I'm gonna start a new rather-infrequent topic series about weird things that tech support agents tell me. The words of the tech support agents shall be treated as gospel.

Today's episode:

1) C is for server, and S is for client.

Backstory:
I was working with HP's technical support team for a weird issue with our wifi speeds a few months ago. To troubleshoot the throughput speeds, we used a tool called iperf. With iperf and many other things you can run via Windows command prompt, there are different "flags" you can add to commands to perform slightly different functions. For example, if you use the tracert command to do a traceroute, you can add -d after the tracert command to stop the computer from doing DNS lookups on every hop and therefore run the traceroute faster. tracert -d google.com.

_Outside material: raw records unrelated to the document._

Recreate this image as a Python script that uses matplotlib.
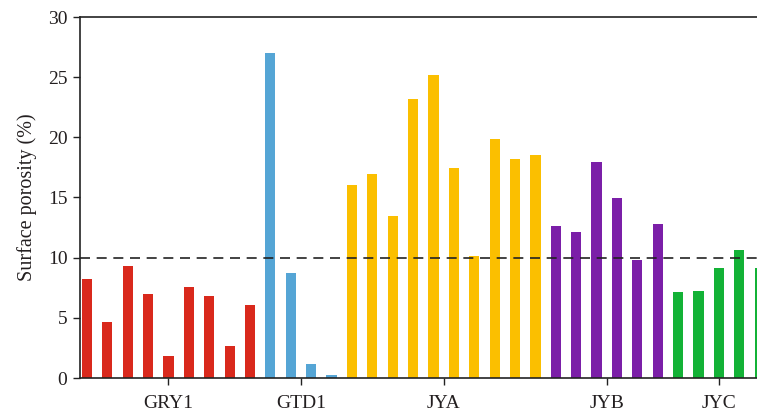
import matplotlib.pyplot as plt
import numpy as np

plt.rcParams['font.family'] = ['Liberation Serif', 'DejaVu Serif']

groups = ['GRY1', 'GTD1', 'JYA', 'JYB', 'JYC']
gry1 = [8.25, 4.65, 9.3, 6.95, 1.85, 7.6, 6.85, 2.65, 6.05]
gtd1 = [27.0, 8.7, 1.2, 0.25]
jya = [16.05, 16.95, 13.5, 23.2, 25.2, 17.45, 10.15, 19.85, 18.2, 18.55]
jyb = [12.65, 12.15, 17.95, 14.95, 9.8, 12.8]
jyc = [7.15, 7.25, 9.15, 10.65, 9.15]
colors = ['#d9291c', '#55a5d5', '#fbbf00', '#7b1fa8', '#13b236']
threshold = 10

fig = plt.figure(figsize=(7.57, 4.15), dpi=100)
ax = fig.add_axes([80 / 757, 37 / 415, 677 / 757, 361 / 415])

start = 0
tick_pos = []
for vals, c in zip([gry1, gtd1, jya, jyb, jyc], colors):
    x = np.arange(start, start + len(vals))
    ax.bar(x, vals, width=0.5, color=c, zorder=2)
    tick_pos.append(x.mean())
    start += len(vals)

ax.axhline(threshold, color='#222222', lw=1.2, ls=(0, (6, 4)), zorder=3)

ax.set_xlim(-0.34, 32.87)
ax.set_ylim(0, 30)
ax.set_yticks(range(0, 31, 5))
ax.set_xticks(tick_pos)
ax.set_xticklabels(groups)
ax.tick_params(axis='both', direction='out', length=5, width=1, colors='#222222',
               labelsize=14, labelcolor='#231f20')
ax.tick_params(axis='x', pad=7)
ax.tick_params(axis='y', pad=4)
ax.set_ylabel('Surface porosity (%)', fontsize=14.5, color='#231f20', labelpad=8)

for side in ['left', 'bottom', 'top']:
    ax.spines[side].set_linewidth(1.2)
    ax.spines[side].set_color('#222222')
ax.spines['right'].set_visible(False)

fig.savefig('out.png', dpi=100)
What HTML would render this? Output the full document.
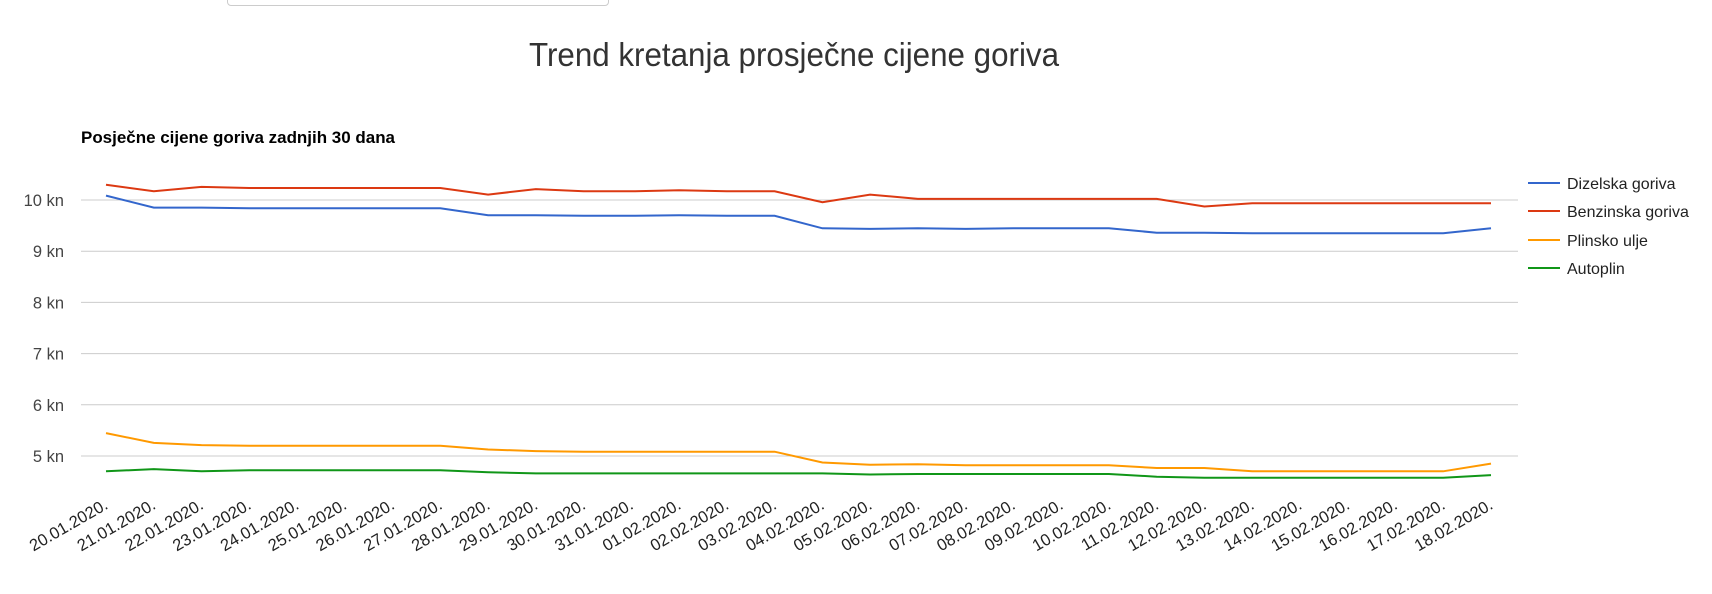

Iperf has similar flags. The most commonly used ones are -c and -s. You use -c on the "client" computer and -s on the "server" computer. The server listens for the traffic from the client, and the client sends the traffic to the server.

The Aruba TAC agent insisted that -C stood for server and -S stood for client, even though the built-in help output confirms the opposite.

So, C is for server and S is for client. So it was written and so it shall come to pass.

2) Ping is now an advanced network troubleshooting tool.

Backstory:
This morning at 3am, Google Fiber took a part of their network down for maintenance. Their support team said the maintenance would end by 5am. We were still down at 5am. So, I called them again. I told them they were still down. They swore up and down that nothing was wrong on their end. From the little bit of troubleshooting I was able to do remotely, it looked like there was still something wrong on their end. I asked the Google Fiber tech support rep to ping their IP. He said they couldn't do that. His exact words:

"Advanced troubleshooting tools like ping are outside of our scope of support."

So, ping is now an advanced troubleshooting tool. So it was written and so it shall come to pass.